— start of Information given —
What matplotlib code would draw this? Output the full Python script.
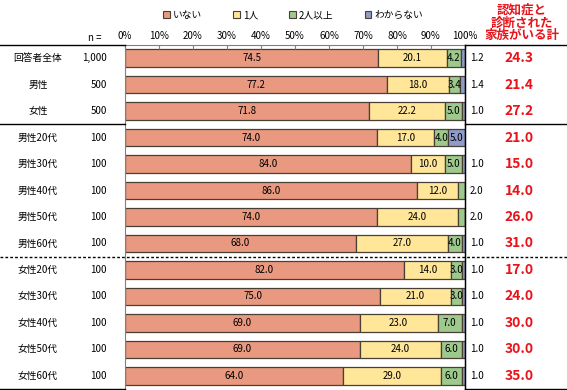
— end of Information given —
— start of Information given —
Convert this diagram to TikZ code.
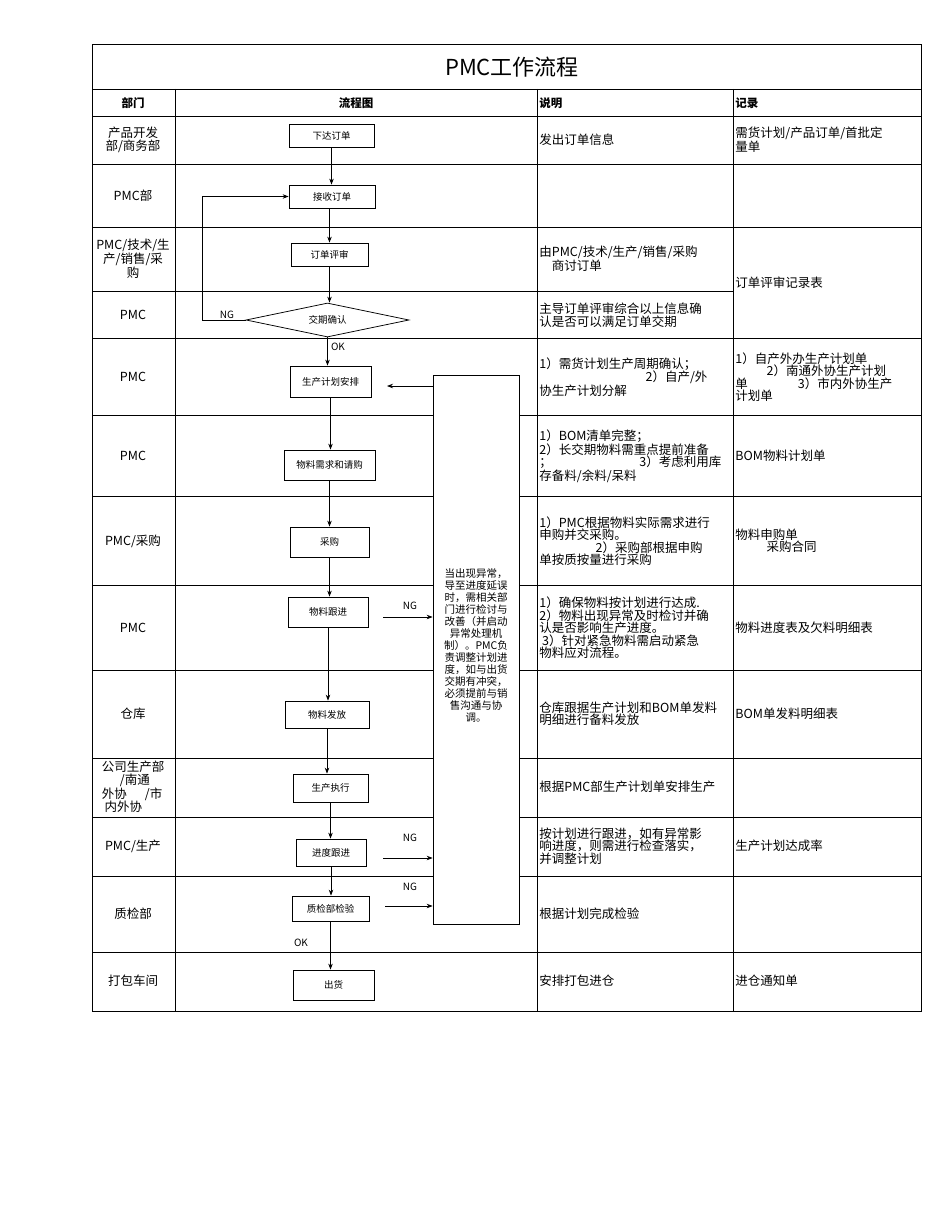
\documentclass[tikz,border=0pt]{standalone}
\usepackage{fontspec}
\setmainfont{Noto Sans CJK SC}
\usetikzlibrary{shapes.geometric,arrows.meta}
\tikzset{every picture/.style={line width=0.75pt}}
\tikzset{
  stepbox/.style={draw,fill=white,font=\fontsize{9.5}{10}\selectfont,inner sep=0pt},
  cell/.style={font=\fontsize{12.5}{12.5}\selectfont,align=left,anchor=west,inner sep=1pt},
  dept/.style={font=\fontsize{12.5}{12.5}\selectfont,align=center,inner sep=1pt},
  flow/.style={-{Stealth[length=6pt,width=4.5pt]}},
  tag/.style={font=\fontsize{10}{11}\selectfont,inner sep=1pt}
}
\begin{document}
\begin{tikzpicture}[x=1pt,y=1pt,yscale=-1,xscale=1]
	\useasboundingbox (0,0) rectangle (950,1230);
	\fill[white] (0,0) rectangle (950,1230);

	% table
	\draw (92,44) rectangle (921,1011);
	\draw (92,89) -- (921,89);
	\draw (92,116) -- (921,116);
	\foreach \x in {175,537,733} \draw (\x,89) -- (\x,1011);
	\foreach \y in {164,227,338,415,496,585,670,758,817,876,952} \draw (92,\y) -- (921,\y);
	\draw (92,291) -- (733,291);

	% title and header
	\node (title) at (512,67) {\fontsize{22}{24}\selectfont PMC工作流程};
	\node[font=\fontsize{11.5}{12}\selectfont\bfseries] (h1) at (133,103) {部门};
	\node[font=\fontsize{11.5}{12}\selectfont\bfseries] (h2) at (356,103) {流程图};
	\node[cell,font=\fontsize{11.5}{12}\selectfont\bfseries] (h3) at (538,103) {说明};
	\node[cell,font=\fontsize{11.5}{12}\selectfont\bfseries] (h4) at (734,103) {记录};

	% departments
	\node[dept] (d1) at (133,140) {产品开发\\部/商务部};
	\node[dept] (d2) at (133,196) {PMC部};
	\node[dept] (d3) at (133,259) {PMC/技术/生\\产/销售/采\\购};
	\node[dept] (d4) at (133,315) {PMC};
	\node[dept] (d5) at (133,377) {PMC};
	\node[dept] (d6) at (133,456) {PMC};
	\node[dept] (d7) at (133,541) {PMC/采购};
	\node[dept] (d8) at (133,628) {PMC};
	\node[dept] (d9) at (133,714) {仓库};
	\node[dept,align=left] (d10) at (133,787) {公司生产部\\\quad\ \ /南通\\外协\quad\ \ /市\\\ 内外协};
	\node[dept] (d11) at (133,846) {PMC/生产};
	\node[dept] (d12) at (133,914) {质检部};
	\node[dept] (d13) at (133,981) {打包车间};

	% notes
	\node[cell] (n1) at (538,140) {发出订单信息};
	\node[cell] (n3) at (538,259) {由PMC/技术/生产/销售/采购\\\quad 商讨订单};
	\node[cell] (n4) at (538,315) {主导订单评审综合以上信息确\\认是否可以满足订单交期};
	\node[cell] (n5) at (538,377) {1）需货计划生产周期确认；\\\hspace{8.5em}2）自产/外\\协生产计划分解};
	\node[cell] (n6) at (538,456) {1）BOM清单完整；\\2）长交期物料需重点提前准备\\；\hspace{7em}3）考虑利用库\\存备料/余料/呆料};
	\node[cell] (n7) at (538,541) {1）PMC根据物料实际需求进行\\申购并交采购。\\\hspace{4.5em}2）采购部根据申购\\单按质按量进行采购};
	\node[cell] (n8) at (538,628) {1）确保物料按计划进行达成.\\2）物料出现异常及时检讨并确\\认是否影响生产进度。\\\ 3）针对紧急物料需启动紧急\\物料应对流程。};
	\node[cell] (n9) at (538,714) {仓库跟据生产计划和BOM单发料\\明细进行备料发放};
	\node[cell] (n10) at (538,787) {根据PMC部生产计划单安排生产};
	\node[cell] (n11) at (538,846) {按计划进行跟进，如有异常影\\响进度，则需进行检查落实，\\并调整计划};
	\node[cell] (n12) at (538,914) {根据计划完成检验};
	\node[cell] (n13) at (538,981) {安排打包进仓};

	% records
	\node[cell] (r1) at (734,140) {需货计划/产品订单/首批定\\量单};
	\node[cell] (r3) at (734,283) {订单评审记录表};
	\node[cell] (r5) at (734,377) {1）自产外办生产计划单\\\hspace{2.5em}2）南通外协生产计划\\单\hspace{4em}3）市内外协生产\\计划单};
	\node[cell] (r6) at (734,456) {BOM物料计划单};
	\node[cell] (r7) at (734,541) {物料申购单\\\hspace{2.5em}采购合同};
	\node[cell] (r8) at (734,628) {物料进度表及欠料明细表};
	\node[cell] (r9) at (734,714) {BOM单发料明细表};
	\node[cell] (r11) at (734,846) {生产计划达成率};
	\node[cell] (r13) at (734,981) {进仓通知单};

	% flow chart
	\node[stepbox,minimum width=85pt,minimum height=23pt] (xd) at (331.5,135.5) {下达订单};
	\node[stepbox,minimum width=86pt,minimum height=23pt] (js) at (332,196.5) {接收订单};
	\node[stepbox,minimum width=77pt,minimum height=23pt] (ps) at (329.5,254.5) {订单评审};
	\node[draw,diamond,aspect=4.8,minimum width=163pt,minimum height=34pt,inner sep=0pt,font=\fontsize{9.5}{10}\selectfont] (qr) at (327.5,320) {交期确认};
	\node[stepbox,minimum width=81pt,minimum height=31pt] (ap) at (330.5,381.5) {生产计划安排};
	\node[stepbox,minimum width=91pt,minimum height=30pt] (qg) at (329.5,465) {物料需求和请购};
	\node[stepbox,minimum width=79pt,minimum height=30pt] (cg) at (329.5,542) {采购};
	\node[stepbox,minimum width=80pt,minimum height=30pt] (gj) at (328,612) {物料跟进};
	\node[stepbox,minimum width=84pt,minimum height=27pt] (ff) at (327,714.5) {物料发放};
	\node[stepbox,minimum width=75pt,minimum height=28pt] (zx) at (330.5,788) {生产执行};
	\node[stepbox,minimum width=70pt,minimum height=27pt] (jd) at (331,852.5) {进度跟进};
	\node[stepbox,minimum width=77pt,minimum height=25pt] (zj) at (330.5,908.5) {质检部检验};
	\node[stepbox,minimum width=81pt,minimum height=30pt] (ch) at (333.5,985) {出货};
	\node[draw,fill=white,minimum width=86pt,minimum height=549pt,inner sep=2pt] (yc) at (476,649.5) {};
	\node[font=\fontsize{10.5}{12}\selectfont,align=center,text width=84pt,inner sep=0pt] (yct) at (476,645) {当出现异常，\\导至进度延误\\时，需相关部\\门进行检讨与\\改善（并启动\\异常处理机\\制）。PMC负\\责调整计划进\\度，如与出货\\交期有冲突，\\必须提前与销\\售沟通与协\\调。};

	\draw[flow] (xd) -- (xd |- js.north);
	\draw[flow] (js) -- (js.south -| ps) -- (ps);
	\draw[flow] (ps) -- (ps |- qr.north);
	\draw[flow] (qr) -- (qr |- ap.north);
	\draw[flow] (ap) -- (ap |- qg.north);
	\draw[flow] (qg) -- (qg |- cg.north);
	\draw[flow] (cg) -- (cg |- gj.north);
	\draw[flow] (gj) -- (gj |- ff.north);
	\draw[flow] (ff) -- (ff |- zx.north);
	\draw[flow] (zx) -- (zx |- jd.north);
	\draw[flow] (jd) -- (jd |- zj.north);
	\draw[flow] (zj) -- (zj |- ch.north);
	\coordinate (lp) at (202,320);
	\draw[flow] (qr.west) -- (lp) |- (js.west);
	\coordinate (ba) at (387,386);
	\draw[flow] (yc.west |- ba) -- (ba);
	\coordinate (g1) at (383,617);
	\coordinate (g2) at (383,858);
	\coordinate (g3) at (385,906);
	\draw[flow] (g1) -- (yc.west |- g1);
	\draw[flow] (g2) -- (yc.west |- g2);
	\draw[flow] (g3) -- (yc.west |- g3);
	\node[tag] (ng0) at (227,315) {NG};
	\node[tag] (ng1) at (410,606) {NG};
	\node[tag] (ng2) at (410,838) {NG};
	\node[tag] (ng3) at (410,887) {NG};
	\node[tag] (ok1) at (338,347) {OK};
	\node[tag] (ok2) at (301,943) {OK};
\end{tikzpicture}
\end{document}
— end of Information given —
■ Stated problem
In the listing above, find the line containing "Convert this diagram to TikZ code." and the line containing "(92,291) -- (733,291);", then write out both of them and every line between, exactly, with no pictures.

■ Solution to the exercise
Convert this diagram to TikZ code.
\documentclass[tikz,border=0pt]{standalone}
\usepackage{fontspec}
\setmainfont{Noto Sans CJK SC}
\usetikzlibrary{shapes.geometric,arrows.meta}
\tikzset{every picture/.style={line width=0.75pt}}
\tikzset{
  stepbox/.style={draw,fill=white,font=\fontsize{9.5}{10}\selectfont,inner sep=0pt},
  cell/.style={font=\fontsize{12.5}{12.5}\selectfont,align=left,anchor=west,inner sep=1pt},
  dept/.style={font=\fontsize{12.5}{12.5}\selectfont,align=center,inner sep=1pt},
  flow/.style={-{Stealth[length=6pt,width=4.5pt]}},
  tag/.style={font=\fontsize{10}{11}\selectfont,inner sep=1pt}
}
\begin{document}
\begin{tikzpicture}[x=1pt,y=1pt,yscale=-1,xscale=1]
	\useasboundingbox (0,0) rectangle (950,1230);
	\fill[white] (0,0) rectangle (950,1230);

	% table
	\draw (92,44) rectangle (921,1011);
	\draw (92,89) -- (921,89);
	\draw (92,116) -- (921,116);
	\foreach \x in {175,537,733} \draw (\x,89) -- (\x,1011);
	\foreach \y in {164,227,338,415,496,585,670,758,817,876,952} \draw (92,\y) -- (921,\y);
	\draw (92,291) -- (733,291);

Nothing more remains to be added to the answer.